SELECTED THESES ON THE CIRCUMPOLAR ARCTIC
Ashlee, Jette E. (1984) "Inuit integration with Denmark and Canada: A comparative study of colonialism in Greenland and the Northwest Territories." Ph.D. Thesis in Social and Political Sciences, University of Cambridge.
The similar social structures of the Eskimos, or Inuit, of the circumpolar region comprised small politically autonomous units prior to their erosion by European colonial practices. Sovereign jurisdiction was extended over the Inuit territories as the initial colonial practices of Denmark and Britain, later Canada. This study seeks to explain the nature of the colonial processes that shaped the present different Eskimo administrations in Greenland, and in the Northwest Territories of Canada. It does so by employing two main variables; the type of indigenous political system and four phases of western conquest.
The first phase, designated the 'foreign policy phase', commenced with the arrival of European whalers and explorers who bartered with the Eskimos and increased their desire for western manufactures. Although foreign activity began in the Northwest Territories over a hundred years after it ended in Greenland, the social effect was similar in the absence of western administrations regulating trade practices.

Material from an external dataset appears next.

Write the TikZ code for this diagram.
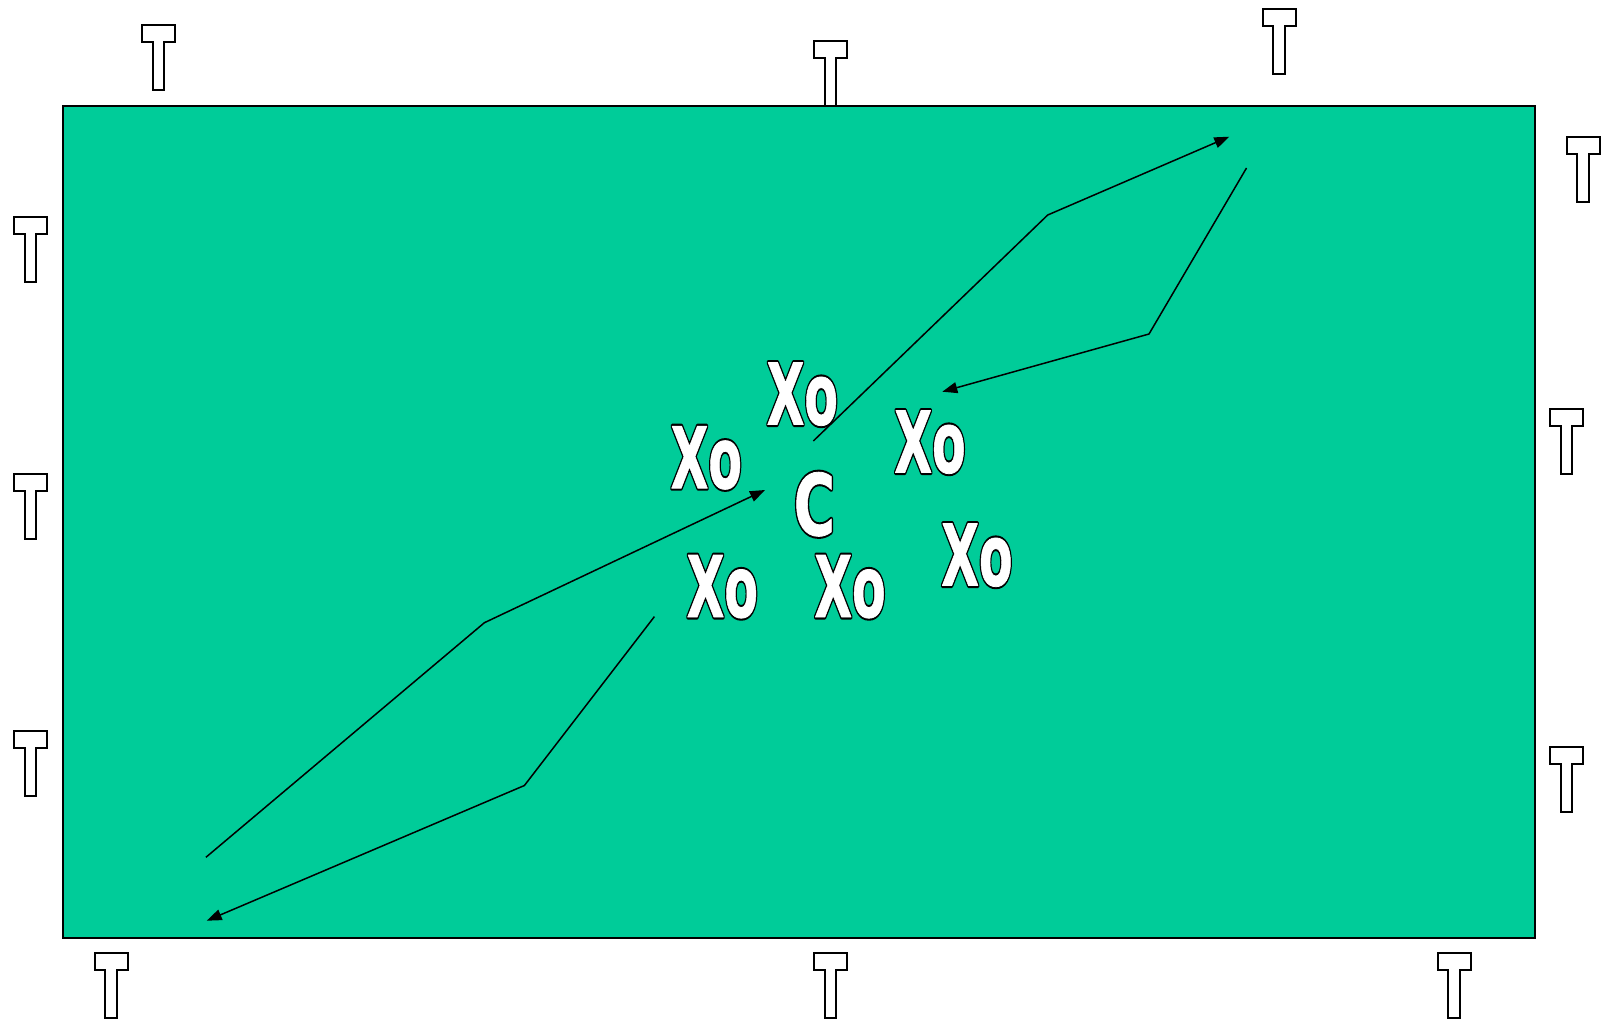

A second period of conquest in Greenland emerged when the missionary Hans Egede, actively bound trading with Christianity. This was the 'frontier phase' of the Danish conquest of Greenland and is marked by competition and warfare with other European states attempting to gain control of Greenland's products. There was no frontier phase of conquest in the NWT as there was no contest for the Inuit territory.
Both Greenland and the Northwest Territories experienced the designated third wave of conquest, 'the paternal phase', which coincided with the expansion of administrative boundaries to include the indigenous people. The paternal administration of Greenland lasted for a long period and retained a mercantile stamp of rationality until the immediate post WWII era. In contrast, the similar period of Canada, of much shorter duration, was marked by free trade and an ad hoc administration. Canadian interest in her Arctic territory was primarily concerned with meeting foreign challenges to her sovereignty while the administration of the people fell to a triumvirate of traders, police and missionaries representing no one class or country.
The fourth and final epoch of Inuit integration, 'the industrial integration phase', occurred following WWII. The new western alliances required a reorganisation of colonial relationships to provide the infrastructure necessary to industrialisation and an administration to direct the attendant social and political adjustments. Field studies of local administration in a community in Greenland and one in the NWT illustrate the way in which Inuit integration is being achieved with Denmark and with Canada and the global economy beyond.